I would like to know if there is like a magical formula to know how many topologies exist on a finite set
For example for $X = \{ a, b, c \}$ I found $29$, but I dont know if there are more or how to know this exact number without writing all topologies first.
The number 29 is apparently correct. See oeis. It is the same as the number of quasi orders on the set, as well as some other equivalent formulations. I don't know any quick way to compute it; maybe because I can tell a doughnut from a coffee cup. ..
All kidding aside (or almost all ), consider a set with $5$ labeled elements. Then there are $2^5$, or $32$ subsets to "work with "...
Now, we need to see how many ways some of these can be selected which meet the definition of a topology...
Namely, $\emptyset $ and the whole set, call it $X $; and closure under finite (which is automatic, here) intersections, and arbitrary unions...
There are, amazing in a way, $6942$ ways to do this...

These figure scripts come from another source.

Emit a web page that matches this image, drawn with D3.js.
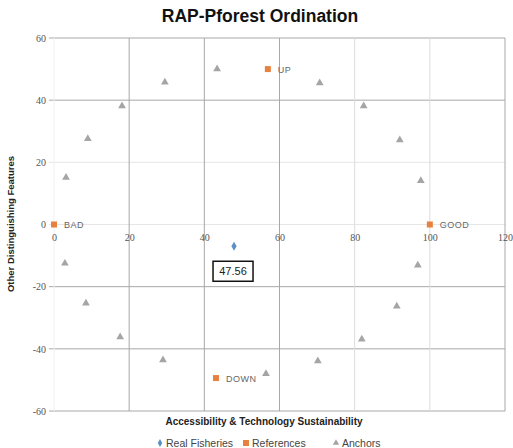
<!DOCTYPE html>
<html><head><meta charset="utf-8">
<script src="https://cdn.jsdelivr.net/npm/d3@7"></script>
<style>body{margin:0;background:#fff;font-family:"Liberation Sans",Arial,sans-serif;}</style>
</head><body>
<svg id="c" width="513" height="448"></svg>
<script>
const title = "RAP-Pforest Ordination";
const xTitle = "Accessibility & Technology Sustainability";
const yTitle = "Other Distinguishing Features";
const xTicks = [0, 20, 40, 60, 80, 100, 120];
const yTicks = [-60, -40, -20, 0, 20, 40, 60];
const realX = [47.9];
const realY = [-7];
const realLabels = ["47.56"];
const refNames = ["BAD", "GOOD", "UP", "DOWN"];
const refX = [0, 100, 56.9, 43.1];
const refY = [0, 0, 50, -49.4];
const anchorX = [43.4, 29.5, 18.1, 9.0, 3.2, 2.9, 8.5, 17.6, 29.0, 56.4, 70.2, 81.9, 91.2, 96.8, 97.6, 92.0, 82.4, 70.7];
const anchorY = [50, 45.8, 38.1, 27.6, 15.1, -12.5, -25.3, -36.2, -43.6, -48, -43.9, -36.9, -26.3, -13.1, 14.1, 27.2, 38.1, 45.5];
const legendNames = ["Real Fisheries", "References", "Anchors"];

const svg = d3.select("#c");
const x = d3.scaleLinear().domain([0, 120]).range([54, 505]);
const y = d3.scaleLinear().domain([-60, 60]).range([411, 38]);

// gridlines
const hGrid = svg.append("g");
hGrid.selectAll("line").data(yTicks).enter().append("line")
  .attr("x1", 49).attr("x2", x(120))
  .attr("y1", d => y(d)).attr("y2", d => y(d))
  .attr("stroke", d => (d === 0 || d === 20) ? "#e6e6e6" : "#a8a8a8").attr("stroke-width", 1);
const vGrid = svg.append("g");
vGrid.selectAll("line").data(xTicks).enter().append("line")
  .attr("x1", d => x(d)).attr("x2", d => x(d))
  .attr("y1", y(60)).attr("y2", y(-60))
  .attr("stroke", d => d === 0 ? "#f0f0f0" : (d === 80 || d === 100) ? "#dcdcdc" : "#a8a8a8").attr("stroke-width", 1);

// axes via d3 axis (labels only)
const yAxis = svg.append("g").attr("transform", "translate(48,0)")
  .call(d3.axisLeft(y).tickValues(yTicks).tickSize(0).tickPadding(2).tickFormat(d => d));
yAxis.select(".domain").remove();
yAxis.selectAll("text").attr("font-size", 10).attr("fill", "#555").attr("font-family", "Liberation Serif, serif");

const xAxis = svg.append("g").attr("transform", `translate(0,${y(0)+9})`)
  .call(d3.axisBottom(x).tickValues(xTicks).tickSize(0).tickPadding(0).tickFormat(d => d));
xAxis.select(".domain").remove();
xAxis.selectAll("text").attr("font-size", 10).attr("fill", "#555").attr("font-family", "Liberation Serif, serif");

// anchors
const tri = d3.symbol().type(d3.symbolTriangle).size(26);
svg.append("g").selectAll("path").data(anchorX.map((v, i) => [v, anchorY[i]])).enter().append("path")
  .attr("d", tri).attr("transform", d => `translate(${x(d[0])},${y(d[1])})`)
  .attr("fill", "#a5a5a5");

// references
const refG = svg.append("g");
refNames.forEach((n, i) => {
  refG.append("rect").attr("x", x(refX[i]) - 3).attr("y", y(refY[i]) - 3).attr("width", 6).attr("height", 6).attr("fill", "#e8803f");
  refG.append("text").attr("x", x(refX[i]) + 10).attr("y", y(refY[i]) + 3.5)
    .attr("font-size", 9).attr("fill", "#666").attr("letter-spacing", 0.5).text(n);
});

// real fisheries
const dia = d3.symbol().type(d3.symbolDiamond).size(24);
realX.forEach((v, i) => {
  svg.append("path").attr("d", dia).attr("transform", `translate(${x(v)},${y(realY[i])})`).attr("fill", "#5b8fc7");
  const lx = x(v) - 1, ly = y(realY[i]) + 25;
  svg.append("rect").attr("x", lx - 20).attr("y", ly - 10).attr("width", 40).attr("height", 20)
    .attr("fill", "#fff").attr("stroke", "#111").attr("stroke-width", 1.5);
  svg.append("text").attr("x", lx).attr("y", ly + 4).attr("text-anchor", "middle")
    .attr("font-size", 11).attr("fill", "#222").text(realLabels[i]);
});

// title
svg.append("text").attr("x", 260).attr("y", 22).attr("text-anchor", "middle")
  .attr("font-size", 17.5).attr("font-weight", "bold").attr("fill", "#111").text(title);
svg.append("text").attr("x", 264).attr("y", 425).attr("text-anchor", "middle")
  .attr("font-size", 10).attr("font-weight", "bold").attr("fill", "#222").text(xTitle);
svg.append("text").attr("transform", "translate(14,224) rotate(-90)").attr("text-anchor", "middle")
  .attr("font-size", 9.5).attr("font-weight", "bold").attr("fill", "#222").text(yTitle);

// legend
const lg = svg.append("g");
const lx0 = [160, 246, 336];
legendNames.forEach((n, i) => {
  const cx = lx0[i], cy = 443;
  if (i === 0) lg.append("path").attr("d", d3.symbol().type(d3.symbolDiamond).size(18)).attr("transform", `translate(${cx},${cy})`).attr("fill", "#5b8fc7");
  if (i === 1) lg.append("rect").attr("x", cx - 3).attr("y", cy - 3).attr("width", 6).attr("height", 6).attr("fill", "#e8803f");
  if (i === 2) lg.append("path").attr("d", d3.symbol().type(d3.symbolTriangle).size(18)).attr("transform", `translate(${cx},${cy})`).attr("fill", "#a5a5a5");
  lg.append("text").attr("x", cx + 6).attr("y", cy + 4).attr("font-size", 10.5).attr("fill", "#444").text(n);
});
</script>
</body></html>
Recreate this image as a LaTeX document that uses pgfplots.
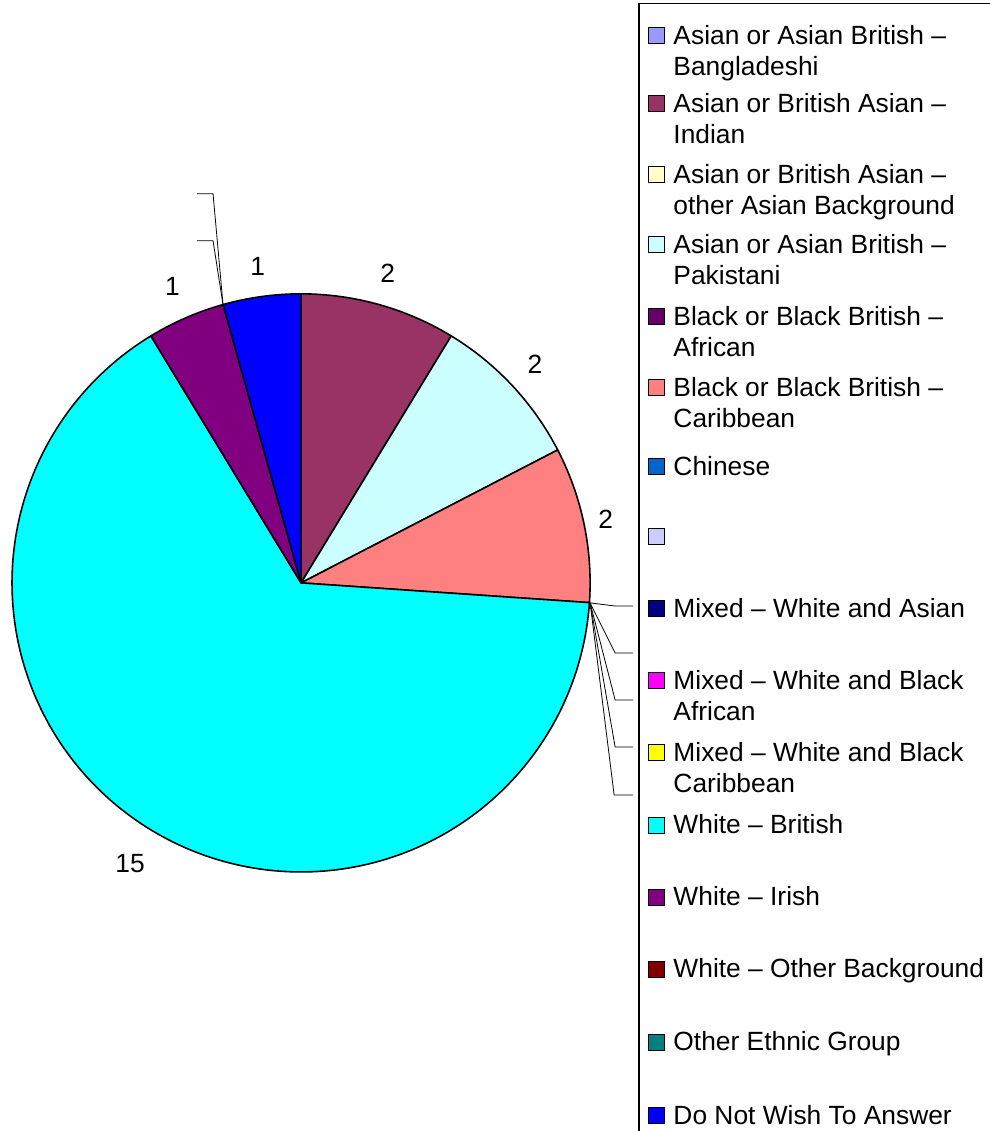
\documentclass[border=0pt]{standalone}
\usepackage{pgfplots}
\pgfplotsset{compat=1.18}
\usepackage{pgfplotstable}
\usepackage{fontspec}
\setmainfont{Liberation Sans}

\definecolor{c0}{HTML}{9999FF}
\definecolor{c1}{HTML}{993366}
\definecolor{c2}{HTML}{FFFFCC}
\definecolor{c3}{HTML}{CCFFFF}
\definecolor{c4}{HTML}{660066}
\definecolor{c5}{HTML}{FF8080}
\definecolor{c6}{HTML}{0066CC}
\definecolor{c7}{HTML}{CCCCFF}
\definecolor{c8}{HTML}{000080}
\definecolor{c9}{HTML}{FF00FF}
\definecolor{c10}{HTML}{FFFF00}
\definecolor{c11}{HTML}{00FFFF}
\definecolor{c12}{HTML}{800080}
\definecolor{c13}{HTML}{800000}
\definecolor{c14}{HTML}{008080}
\definecolor{c15}{HTML}{0000FF}

% value = count; lr = label distance from centre (px)
\pgfplotstableread[col sep=comma]{
id,value,lr
Bangladeshi,0,320
Indian,2,321
OtherAsian,0,320
Pakistani,2,320
African,0,320
Caribbean,2,311
Chinese,0,320
Blank,0,320
MixedWA,0,320
MixedWBA,0,320
MixedWBC,0,320
WhiteBritish,15,329
WhiteIrish,1,323
WhiteOther,0,320
OtherEthnic,0,320
DoNotWish,1,319
}\piedata

\newcommand\legfont{\fontsize{15}{18}\selectfont}
\newcommand\legentry[4]{%
  \filldraw[fill=#1,draw=black,line width=0.5pt] (648,{#2-8}) rectangle (664,{#2+8});
  \node[anchor=base west,inner sep=0pt,font=\legfont] at (673,{#2+9}) {#3};
  \node[anchor=base west,inner sep=0pt,font=\legfont] at (673,{#2+40}) {#4};
}

% ---- build the slice commands from the table ----
\newcommand\piecmds{}
\newcommand\pieTotal{0}
\newcommand\pieCum{0}
\pgfplotstablegetrowsof{\piedata}
\pgfmathtruncatemacro\pieLast{\pgfplotsretval-1}
\pgfplotsforeachungrouped \pieI in {0,...,\pieLast}{%
  \pgfplotstablegetelem{\pieI}{value}\of\piedata
  \pgfmathsetmacro\pieTotal{\pieTotal+\pgfplotsretval}%
}
\pgfplotsforeachungrouped \pieI in {0,...,\pieLast}{%
  \pgfplotstablegetelem{\pieI}{value}\of\piedata
  \edef\pieV{\pgfplotsretval}%
  \pgfplotstablegetelem{\pieI}{lr}\of\piedata
  \edef\pieLR{\pgfplotsretval}%
  \pgfmathsetmacro\pieA{360*\pieCum/\pieTotal}%
  \pgfmathsetmacro\pieB{360*(\pieCum+\pieV)/\pieTotal}%
  \ifdim\pieV pt>0pt
    \pgfmathtruncatemacro\pieN{4+12*\pieV}%
    \pgfmathsetmacro\pieStep{(\pieB-\pieA)/\pieN}%
    \gdef\piePts{}%
    \foreach \pieK in {0,...,\pieN}{%
      \pgfmathsetmacro\pieTh{\pieA+\pieStep*\pieK}%
      \pgfmathsetmacro\pieX{301+289*sin(\pieTh)}%
      \pgfmathsetmacro\pieY{583-289*cos(\pieTh)}%
      \xdef\piePts{\piePts (\pieX,\pieY)}%
    }%
    \pgfmathsetmacro\pieM{(\pieA+\pieB)/2}%
    \pgfmathsetmacro\pieLX{301+\pieLR*sin(\pieM)}%
    \pgfmathsetmacro\pieLY{583-\pieLR*cos(\pieM)}%
    \xdef\piecmds{\unexpanded\expandafter{\piecmds}%
      \noexpand\addplot[fill=c\pieI,draw=black,line width=0.9pt,line join=round] coordinates {(301,583) \piePts} -- cycle;
      \noexpand\node[font=\noexpand\legfont,inner sep=0pt] at (\pieLX,\pieLY) {\pieV};
    }%
  \fi
  \pgfmathsetmacro\pieCum{\pieCum+\pieV}%
}

\begin{document}
\begin{tikzpicture}
\begin{axis}[
  at={(0,0)}, anchor=south west,
  x=0.02cm, y=0.02cm,
  xmin=0, xmax=990, ymin=0, ymax=1131,
  y dir=reverse,
  hide axis, clip=false,
]
\piecmds
% leader lines of the empty slices
\draw[line width=0.45pt] (590,603) -- (614,606) -- (633,606);
\draw[line width=0.45pt] (590,603) -- (615,653) -- (633,653);
\draw[line width=0.45pt] (590,603) -- (615,700) -- (633,700);
\draw[line width=0.45pt] (590,603) -- (615,747) -- (633,747);
\draw[line width=0.45pt] (590,603) -- (614,795) -- (633,795);
\draw[line width=0.45pt] (223,305) -- (213,194) -- (197,194);
\draw[line width=0.45pt] (223,305) -- (213,241) -- (197,241);
% legend
\draw[line width=0.8pt] (639,1200) -- (639,4) -- (1100,4);
\legentry{c0}{36}{Asian or Asian British –}{Bangladeshi}
\legentry{c1}{104}{Asian or British Asian –}{Indian}
\legentry{c2}{175}{Asian or British Asian –}{other Asian Background}
\legentry{c3}{245}{Asian or Asian British –}{Pakistani}
\legentry{c4}{317}{Black or Black British –}{African}
\legentry{c5}{388}{Black or Black British –}{Caribbean}
\legentry{c6}{467}{Chinese}{}
\legentry{c7}{537}{}{}
\legentry{c8}{609}{Mixed – White and Asian}{}
\legentry{c9}{681}{Mixed – White and Black}{African}
\legentry{c10}{753}{Mixed – White and Black}{Caribbean}
\legentry{c11}{825}{White – British}{}
\legentry{c12}{897}{White – Irish}{}
\legentry{c13}{969}{White – Other Background}{}
\legentry{c14}{1042}{Other Ethnic Group}{}
\legentry{c15}{1115}{Do Not Wish To Answer}{}
\end{axis}
\pgfresetboundingbox
\path[use as bounding box] (0,0) rectangle (19.8cm,22.62cm);
\end{tikzpicture}
\end{document}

If you think of how many ways you can choose subsets, you're looking at the power set again, so $2^{2^5} $ ways... Now, $2^{10}\approx 10^3$, so we're looking at on the order of $10^9$ collections that we can use to try to build a topology. ..
Only about $1$ in every $10^6$ subsets of the power set qualifies as a topology. ..
The moral of the story seems to be that we have our work cut out for us... and remember we are only at $n=5$...